The system measuring uncertainty U was determined with the same volume part based on 20 measurements on selected dimensions. Bosch internal standards provide a detailed definition of the calculation of U. This measuring uncertainty should be less than 0.005mm for the volume part. Calibrated reference sphere consists of 27 ruby spheres to determine the accuracy and repeatability of measurements. The goal of comparative measurement examination was to determine the level of comparability of the results of METROTOM 1500 with the results of the measuring machine used originally. Despite differences caused by the procedure, a high level of comparability had to be achieved with the results. A Zeiss 3D coordinate measuring machine and an optical 2D measuring machine from MYCRONA were used as reference machines.
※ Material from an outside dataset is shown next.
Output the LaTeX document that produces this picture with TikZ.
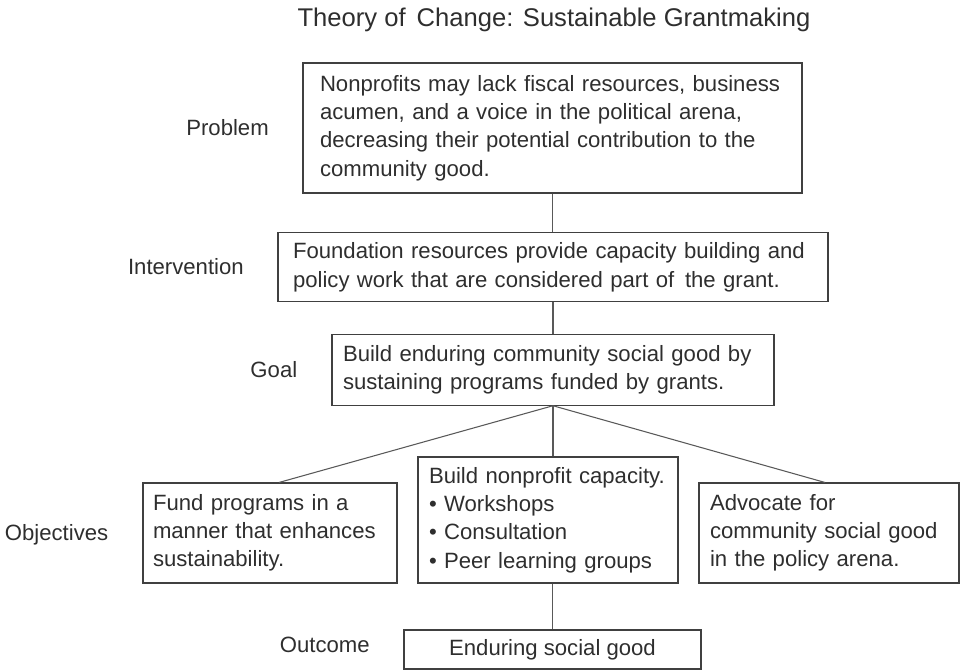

Three representative dimensions were selected for one test workpiece:
- Curve measurement (line form)
- Target value: ΔPRISMO–METROTOM ≤0.01mm
- Inner/outer diameter (Chebyshev minimum circumscribed and maximum inscribed diameter
- Gaussian average diameter)
- Target value: ΔPRISMO–METROTOM ≤0.01mm
Circle position tolerance with X/Y coordinates: comparison of the 2D position data with the results from the smoothed cross-section images of the test workpiece Target value: ΔMYCRONA–METROTOM ≤0.010mm. Comparative measurement of two workpieces with colour-coded display of the results should evaluate the suitability of the measuring machine for re-qualification and for the implementation of a trend check in ongoing production. The CT scans of two different workpieces from different production batches are compared with each other with regard to the complete geometry. This is done by comparing both scans with the CAD data and displaying the respective deviations from the CAD display in a colour-coded illustration.
Computed tomography captures the entire volume of a workpiece in a single scan. This is beneficial for workpieces with complex geometries where traditional measuring machines cannot capture certain dimensions and shadows prevent optical probing of the dimensions. In order to qualify computed tomography for dimensional metrology, it is important to assess the quality of the results. For measuring tasks in an industrial environment, it is important to take the measuring uncertainty into consideration. The operator must know if the dimensions are within the given tolerances and if the measuring machine can provide an answer to the question on whether the tolerances are met. Generally applicable and accepted standards must be defined for this purpose.